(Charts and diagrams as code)
--- start ---

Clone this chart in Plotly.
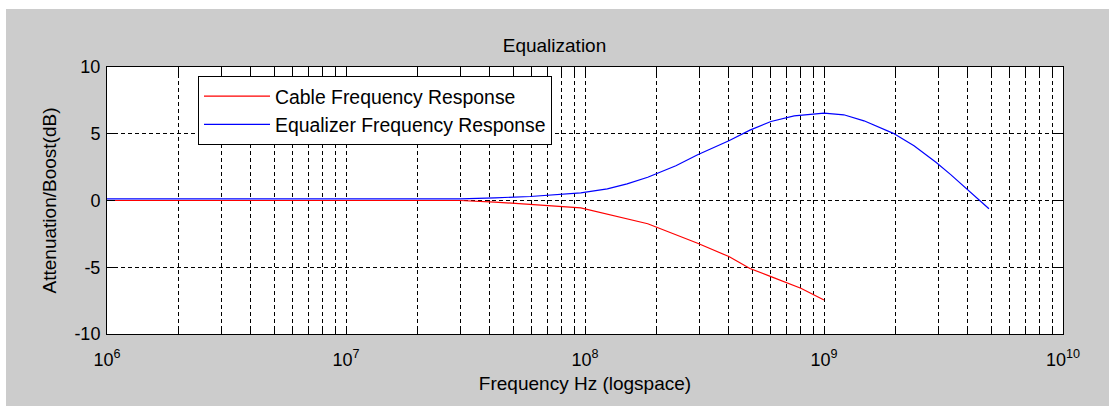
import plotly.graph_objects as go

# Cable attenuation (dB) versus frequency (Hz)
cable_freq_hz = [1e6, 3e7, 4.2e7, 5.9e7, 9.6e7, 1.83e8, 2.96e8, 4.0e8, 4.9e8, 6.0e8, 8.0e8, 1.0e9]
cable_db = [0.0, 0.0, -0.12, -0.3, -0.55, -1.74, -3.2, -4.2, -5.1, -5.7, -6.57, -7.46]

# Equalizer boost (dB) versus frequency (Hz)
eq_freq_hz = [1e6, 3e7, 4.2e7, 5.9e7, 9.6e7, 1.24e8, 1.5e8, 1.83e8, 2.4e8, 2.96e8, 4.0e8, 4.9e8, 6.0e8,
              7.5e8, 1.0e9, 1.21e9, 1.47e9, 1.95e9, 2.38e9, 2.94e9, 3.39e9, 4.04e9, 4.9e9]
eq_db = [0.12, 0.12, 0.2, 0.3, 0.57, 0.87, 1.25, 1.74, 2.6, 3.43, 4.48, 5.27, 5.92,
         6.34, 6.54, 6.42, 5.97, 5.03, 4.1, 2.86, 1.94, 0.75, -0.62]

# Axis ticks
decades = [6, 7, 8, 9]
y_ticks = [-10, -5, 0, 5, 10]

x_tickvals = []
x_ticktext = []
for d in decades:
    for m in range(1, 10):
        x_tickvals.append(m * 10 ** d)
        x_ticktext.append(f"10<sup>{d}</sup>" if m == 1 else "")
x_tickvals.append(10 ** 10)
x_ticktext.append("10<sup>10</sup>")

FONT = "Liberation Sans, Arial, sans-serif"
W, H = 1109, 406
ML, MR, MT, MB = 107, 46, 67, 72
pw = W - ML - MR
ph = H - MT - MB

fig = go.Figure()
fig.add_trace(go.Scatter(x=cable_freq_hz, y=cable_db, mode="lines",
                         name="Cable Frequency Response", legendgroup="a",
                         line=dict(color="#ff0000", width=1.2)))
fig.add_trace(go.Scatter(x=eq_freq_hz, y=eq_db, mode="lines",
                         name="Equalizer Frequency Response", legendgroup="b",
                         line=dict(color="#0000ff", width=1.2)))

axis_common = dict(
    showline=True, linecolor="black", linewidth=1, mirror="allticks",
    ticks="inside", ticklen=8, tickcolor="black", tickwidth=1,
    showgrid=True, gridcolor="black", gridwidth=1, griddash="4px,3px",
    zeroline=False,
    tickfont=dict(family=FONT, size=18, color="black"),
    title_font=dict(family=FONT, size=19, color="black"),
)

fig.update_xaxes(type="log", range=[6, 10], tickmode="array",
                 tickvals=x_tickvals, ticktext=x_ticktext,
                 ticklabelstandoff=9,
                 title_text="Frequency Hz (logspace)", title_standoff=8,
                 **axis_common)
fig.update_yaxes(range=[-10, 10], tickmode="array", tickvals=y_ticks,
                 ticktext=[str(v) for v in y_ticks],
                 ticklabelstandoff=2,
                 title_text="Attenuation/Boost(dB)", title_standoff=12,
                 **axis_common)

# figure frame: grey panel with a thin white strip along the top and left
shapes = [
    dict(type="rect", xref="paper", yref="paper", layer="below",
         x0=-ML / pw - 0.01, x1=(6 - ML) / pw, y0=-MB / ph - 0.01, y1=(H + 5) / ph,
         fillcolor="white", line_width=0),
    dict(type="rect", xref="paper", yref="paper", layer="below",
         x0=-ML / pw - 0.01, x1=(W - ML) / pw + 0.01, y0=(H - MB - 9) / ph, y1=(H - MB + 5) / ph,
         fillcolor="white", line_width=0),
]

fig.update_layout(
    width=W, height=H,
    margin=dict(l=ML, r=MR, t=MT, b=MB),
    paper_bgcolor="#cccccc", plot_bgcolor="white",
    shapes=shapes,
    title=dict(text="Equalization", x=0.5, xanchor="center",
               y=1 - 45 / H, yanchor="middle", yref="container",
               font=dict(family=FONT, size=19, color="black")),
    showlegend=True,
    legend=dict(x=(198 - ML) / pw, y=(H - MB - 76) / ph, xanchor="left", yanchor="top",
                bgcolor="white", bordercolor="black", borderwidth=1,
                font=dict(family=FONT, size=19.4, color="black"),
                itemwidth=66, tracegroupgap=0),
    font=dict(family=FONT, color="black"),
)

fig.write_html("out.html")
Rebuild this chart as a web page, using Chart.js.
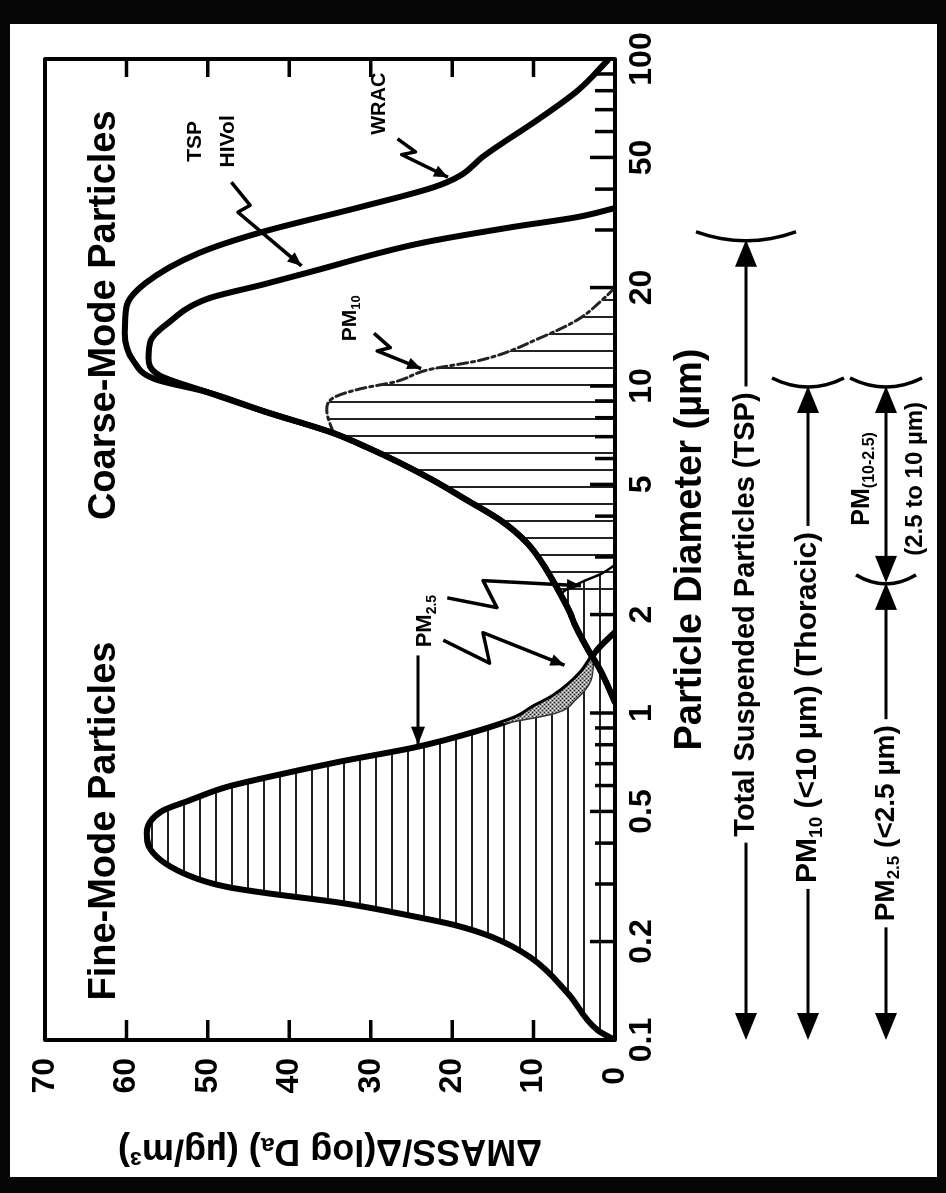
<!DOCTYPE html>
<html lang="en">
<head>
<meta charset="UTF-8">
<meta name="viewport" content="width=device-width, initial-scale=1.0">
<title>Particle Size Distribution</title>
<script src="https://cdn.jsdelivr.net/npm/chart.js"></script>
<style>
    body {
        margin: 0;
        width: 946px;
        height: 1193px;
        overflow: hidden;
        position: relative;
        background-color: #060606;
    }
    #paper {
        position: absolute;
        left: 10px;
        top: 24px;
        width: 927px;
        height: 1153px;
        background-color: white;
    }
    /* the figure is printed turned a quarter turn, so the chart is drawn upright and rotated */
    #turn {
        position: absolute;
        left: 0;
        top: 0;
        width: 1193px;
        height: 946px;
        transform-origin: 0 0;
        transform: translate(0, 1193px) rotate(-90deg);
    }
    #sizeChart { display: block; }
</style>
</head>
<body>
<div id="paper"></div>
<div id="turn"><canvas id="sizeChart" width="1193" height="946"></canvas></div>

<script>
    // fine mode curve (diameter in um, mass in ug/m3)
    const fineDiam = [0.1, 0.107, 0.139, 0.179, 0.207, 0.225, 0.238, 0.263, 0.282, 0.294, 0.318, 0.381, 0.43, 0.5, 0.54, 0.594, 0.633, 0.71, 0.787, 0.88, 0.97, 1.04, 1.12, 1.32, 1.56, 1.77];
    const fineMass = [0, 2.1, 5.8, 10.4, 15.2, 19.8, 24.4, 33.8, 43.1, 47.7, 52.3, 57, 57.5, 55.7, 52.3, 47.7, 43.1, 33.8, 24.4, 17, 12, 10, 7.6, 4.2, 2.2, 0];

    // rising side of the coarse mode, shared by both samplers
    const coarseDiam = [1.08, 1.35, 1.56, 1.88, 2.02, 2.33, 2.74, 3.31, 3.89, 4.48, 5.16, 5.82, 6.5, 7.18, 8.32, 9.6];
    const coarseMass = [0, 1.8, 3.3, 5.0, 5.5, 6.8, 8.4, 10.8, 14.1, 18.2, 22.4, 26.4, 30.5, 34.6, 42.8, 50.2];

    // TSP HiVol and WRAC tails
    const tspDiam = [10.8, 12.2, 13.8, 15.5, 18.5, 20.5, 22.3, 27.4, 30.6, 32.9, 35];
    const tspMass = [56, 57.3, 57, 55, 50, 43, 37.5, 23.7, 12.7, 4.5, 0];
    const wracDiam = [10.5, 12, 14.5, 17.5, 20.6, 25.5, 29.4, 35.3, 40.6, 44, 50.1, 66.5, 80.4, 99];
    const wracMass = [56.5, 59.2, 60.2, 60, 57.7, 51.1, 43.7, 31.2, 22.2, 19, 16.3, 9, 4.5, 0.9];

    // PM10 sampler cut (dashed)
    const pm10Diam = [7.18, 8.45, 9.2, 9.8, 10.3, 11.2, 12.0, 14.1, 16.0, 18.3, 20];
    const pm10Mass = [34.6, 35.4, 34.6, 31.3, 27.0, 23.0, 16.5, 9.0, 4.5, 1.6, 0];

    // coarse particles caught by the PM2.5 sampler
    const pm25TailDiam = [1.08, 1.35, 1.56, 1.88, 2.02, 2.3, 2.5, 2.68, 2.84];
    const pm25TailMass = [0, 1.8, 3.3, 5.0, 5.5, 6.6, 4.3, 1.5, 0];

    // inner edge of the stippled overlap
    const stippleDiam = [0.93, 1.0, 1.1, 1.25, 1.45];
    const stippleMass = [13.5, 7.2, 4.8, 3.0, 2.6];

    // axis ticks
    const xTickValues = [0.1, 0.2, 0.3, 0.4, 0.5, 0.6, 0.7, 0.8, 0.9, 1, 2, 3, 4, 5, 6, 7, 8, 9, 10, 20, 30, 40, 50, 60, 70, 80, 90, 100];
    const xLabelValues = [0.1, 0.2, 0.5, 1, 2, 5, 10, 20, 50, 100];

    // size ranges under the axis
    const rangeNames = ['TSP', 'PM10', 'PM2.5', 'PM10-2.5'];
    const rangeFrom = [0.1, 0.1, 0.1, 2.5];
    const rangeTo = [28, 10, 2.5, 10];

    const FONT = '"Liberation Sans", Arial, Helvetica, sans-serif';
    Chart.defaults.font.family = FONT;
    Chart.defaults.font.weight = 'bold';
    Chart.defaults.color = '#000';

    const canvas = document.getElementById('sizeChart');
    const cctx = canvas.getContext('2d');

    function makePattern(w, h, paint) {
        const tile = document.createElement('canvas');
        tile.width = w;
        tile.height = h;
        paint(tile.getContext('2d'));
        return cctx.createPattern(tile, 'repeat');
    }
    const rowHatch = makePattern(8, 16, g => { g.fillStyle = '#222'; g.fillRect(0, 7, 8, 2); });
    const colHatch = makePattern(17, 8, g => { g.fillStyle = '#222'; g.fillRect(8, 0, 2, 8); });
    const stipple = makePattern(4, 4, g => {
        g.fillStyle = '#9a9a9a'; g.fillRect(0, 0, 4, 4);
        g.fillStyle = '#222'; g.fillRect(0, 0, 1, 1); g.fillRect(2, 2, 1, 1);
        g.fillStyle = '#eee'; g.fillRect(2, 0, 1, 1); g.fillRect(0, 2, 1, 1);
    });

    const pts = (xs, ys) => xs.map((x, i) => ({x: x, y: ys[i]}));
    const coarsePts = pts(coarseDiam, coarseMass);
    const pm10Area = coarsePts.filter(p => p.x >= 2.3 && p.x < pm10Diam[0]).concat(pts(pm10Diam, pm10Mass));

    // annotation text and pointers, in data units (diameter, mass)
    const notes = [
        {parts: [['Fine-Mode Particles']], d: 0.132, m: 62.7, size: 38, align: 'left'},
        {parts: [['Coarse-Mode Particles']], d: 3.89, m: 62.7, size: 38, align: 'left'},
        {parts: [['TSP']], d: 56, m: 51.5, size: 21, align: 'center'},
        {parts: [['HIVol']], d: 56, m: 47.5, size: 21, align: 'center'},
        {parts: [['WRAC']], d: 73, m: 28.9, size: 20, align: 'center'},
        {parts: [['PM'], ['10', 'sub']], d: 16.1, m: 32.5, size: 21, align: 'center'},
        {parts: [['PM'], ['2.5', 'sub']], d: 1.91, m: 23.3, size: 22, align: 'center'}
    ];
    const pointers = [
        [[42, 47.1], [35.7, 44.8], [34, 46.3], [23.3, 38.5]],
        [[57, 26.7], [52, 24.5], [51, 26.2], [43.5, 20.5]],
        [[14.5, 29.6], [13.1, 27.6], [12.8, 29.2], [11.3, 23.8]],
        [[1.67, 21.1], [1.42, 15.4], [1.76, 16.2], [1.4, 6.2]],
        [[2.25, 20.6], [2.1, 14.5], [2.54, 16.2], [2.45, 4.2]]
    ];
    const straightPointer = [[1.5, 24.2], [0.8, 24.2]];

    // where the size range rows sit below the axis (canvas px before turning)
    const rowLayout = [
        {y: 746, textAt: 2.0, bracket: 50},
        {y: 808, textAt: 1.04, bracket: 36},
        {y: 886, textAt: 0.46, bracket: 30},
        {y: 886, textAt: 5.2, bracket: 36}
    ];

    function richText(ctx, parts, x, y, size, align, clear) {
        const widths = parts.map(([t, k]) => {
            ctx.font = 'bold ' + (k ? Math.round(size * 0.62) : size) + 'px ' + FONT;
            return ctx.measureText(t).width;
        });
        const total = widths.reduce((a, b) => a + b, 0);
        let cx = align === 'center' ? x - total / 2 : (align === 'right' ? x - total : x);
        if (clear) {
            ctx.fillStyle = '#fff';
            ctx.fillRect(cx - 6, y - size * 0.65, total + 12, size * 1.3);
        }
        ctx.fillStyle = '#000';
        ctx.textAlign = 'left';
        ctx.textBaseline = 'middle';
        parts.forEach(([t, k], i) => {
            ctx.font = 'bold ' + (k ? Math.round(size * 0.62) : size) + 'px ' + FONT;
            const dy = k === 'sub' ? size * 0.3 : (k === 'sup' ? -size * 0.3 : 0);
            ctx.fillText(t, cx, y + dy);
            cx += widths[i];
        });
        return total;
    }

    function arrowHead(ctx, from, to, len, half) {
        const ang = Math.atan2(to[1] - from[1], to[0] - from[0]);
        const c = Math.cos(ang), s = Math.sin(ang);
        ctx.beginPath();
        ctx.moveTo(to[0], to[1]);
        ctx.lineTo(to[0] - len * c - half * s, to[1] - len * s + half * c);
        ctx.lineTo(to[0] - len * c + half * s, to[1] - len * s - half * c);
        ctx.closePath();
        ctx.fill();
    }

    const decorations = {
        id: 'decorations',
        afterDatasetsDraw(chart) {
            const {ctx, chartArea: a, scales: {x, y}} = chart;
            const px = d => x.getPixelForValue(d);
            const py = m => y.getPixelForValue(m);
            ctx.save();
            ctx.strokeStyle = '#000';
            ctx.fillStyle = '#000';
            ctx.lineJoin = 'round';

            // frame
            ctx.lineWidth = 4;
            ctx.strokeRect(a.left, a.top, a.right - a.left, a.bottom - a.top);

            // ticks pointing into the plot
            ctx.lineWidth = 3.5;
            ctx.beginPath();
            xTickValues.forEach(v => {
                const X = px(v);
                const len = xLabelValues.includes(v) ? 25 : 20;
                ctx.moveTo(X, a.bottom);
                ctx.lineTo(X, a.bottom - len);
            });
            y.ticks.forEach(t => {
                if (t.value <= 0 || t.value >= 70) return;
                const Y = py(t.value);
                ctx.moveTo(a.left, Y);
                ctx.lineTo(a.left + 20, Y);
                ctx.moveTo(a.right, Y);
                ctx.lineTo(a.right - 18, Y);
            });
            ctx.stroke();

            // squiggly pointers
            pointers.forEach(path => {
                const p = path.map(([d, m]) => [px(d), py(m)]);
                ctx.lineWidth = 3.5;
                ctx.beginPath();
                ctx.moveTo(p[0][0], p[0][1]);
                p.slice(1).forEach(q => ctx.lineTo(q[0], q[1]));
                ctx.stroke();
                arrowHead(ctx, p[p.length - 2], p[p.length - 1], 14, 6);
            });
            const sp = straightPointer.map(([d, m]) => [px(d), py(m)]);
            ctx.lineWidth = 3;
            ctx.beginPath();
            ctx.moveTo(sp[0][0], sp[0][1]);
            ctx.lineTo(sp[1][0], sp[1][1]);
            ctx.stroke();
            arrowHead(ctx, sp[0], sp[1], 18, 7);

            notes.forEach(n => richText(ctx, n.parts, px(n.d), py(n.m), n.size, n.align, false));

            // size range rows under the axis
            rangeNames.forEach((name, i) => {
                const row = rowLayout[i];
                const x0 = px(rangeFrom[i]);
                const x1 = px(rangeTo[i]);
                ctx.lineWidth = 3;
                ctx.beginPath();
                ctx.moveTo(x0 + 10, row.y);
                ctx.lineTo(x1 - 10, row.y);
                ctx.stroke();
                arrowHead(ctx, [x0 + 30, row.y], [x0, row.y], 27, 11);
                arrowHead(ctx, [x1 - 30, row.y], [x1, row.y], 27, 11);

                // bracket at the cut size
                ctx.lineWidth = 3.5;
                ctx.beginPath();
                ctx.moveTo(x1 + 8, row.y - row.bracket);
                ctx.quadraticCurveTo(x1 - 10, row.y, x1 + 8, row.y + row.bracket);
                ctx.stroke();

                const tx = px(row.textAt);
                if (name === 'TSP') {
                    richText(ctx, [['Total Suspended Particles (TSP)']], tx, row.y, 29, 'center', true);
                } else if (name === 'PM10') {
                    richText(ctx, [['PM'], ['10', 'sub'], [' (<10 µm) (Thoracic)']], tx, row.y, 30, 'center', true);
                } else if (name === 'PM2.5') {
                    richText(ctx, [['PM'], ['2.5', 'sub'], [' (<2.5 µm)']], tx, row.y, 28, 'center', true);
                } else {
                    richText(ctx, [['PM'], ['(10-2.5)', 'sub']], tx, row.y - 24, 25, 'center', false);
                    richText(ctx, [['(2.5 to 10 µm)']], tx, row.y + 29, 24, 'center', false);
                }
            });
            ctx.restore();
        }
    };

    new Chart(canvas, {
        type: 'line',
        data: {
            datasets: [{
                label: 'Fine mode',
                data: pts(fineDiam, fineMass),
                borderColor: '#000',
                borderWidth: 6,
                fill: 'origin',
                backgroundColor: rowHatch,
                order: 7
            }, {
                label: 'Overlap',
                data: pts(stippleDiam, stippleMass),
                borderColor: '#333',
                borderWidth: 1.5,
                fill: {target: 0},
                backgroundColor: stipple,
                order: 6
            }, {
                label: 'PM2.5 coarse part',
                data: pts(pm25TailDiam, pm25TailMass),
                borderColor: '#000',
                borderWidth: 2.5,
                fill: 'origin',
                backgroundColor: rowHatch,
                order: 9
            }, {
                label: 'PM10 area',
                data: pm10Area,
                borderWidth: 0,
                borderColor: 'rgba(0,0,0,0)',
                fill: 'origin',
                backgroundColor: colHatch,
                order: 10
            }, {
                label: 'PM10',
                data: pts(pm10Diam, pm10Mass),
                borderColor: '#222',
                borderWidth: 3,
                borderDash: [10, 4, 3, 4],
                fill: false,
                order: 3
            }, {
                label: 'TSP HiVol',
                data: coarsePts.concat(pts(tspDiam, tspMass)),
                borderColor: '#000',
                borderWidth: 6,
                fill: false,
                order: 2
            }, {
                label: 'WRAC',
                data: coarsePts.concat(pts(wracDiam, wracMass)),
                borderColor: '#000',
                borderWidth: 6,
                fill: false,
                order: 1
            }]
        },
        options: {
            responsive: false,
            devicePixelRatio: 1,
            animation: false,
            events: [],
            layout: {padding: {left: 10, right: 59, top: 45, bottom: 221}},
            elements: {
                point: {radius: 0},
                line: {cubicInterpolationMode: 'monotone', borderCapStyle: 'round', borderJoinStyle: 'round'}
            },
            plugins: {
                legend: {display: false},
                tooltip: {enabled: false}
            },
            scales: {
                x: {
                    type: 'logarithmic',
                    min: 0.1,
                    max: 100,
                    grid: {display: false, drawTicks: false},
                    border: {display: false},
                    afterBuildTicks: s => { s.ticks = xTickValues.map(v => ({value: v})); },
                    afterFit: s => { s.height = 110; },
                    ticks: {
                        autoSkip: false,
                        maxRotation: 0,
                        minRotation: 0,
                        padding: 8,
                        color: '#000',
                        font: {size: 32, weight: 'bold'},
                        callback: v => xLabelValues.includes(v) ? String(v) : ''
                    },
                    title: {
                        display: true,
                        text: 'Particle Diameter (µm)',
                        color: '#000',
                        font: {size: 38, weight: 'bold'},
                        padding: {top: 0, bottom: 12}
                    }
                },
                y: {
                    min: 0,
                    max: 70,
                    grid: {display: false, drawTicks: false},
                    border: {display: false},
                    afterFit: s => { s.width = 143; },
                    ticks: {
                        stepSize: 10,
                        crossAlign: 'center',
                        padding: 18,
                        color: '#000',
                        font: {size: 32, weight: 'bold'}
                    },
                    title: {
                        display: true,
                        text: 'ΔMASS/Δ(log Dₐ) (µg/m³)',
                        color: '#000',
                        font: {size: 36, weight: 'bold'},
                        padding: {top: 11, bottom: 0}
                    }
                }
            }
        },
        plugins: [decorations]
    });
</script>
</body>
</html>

--- end ---

Given instruction:
Omitting all pictures, restate exactly the lines of the material from its start through the line that contains "ph = H - MT - MB".

Task output:
Clone this chart in Plotly.
import plotly.graph_objects as go

# Cable attenuation (dB) versus frequency (Hz)
cable_freq_hz = [1e6, 3e7, 4.2e7, 5.9e7, 9.6e7, 1.83e8, 2.96e8, 4.0e8, 4.9e8, 6.0e8, 8.0e8, 1.0e9]
cable_db = [0.0, 0.0, -0.12, -0.3, -0.55, -1.74, -3.2, -4.2, -5.1, -5.7, -6.57, -7.46]

# Equalizer boost (dB) versus frequency (Hz)
eq_freq_hz = [1e6, 3e7, 4.2e7, 5.9e7, 9.6e7, 1.24e8, 1.5e8, 1.83e8, 2.4e8, 2.96e8, 4.0e8, 4.9e8, 6.0e8,
              7.5e8, 1.0e9, 1.21e9, 1.47e9, 1.95e9, 2.38e9, 2.94e9, 3.39e9, 4.04e9, 4.9e9]
eq_db = [0.12, 0.12, 0.2, 0.3, 0.57, 0.87, 1.25, 1.74, 2.6, 3.43, 4.48, 5.27, 5.92,
         6.34, 6.54, 6.42, 5.97, 5.03, 4.1, 2.86, 1.94, 0.75, -0.62]

# Axis ticks
decades = [6, 7, 8, 9]
y_ticks = [-10, -5, 0, 5, 10]

x_tickvals = []
x_ticktext = []
for d in decades:
    for m in range(1, 10):
        x_tickvals.append(m * 10 ** d)
        x_ticktext.append(f"10<sup>{d}</sup>" if m == 1 else "")
x_tickvals.append(10 ** 10)
x_ticktext.append("10<sup>10</sup>")

FONT = "Liberation Sans, Arial, sans-serif"
W, H = 1109, 406
ML, MR, MT, MB = 107, 46, 67, 72
pw = W - ML - MR
ph = H - MT - MB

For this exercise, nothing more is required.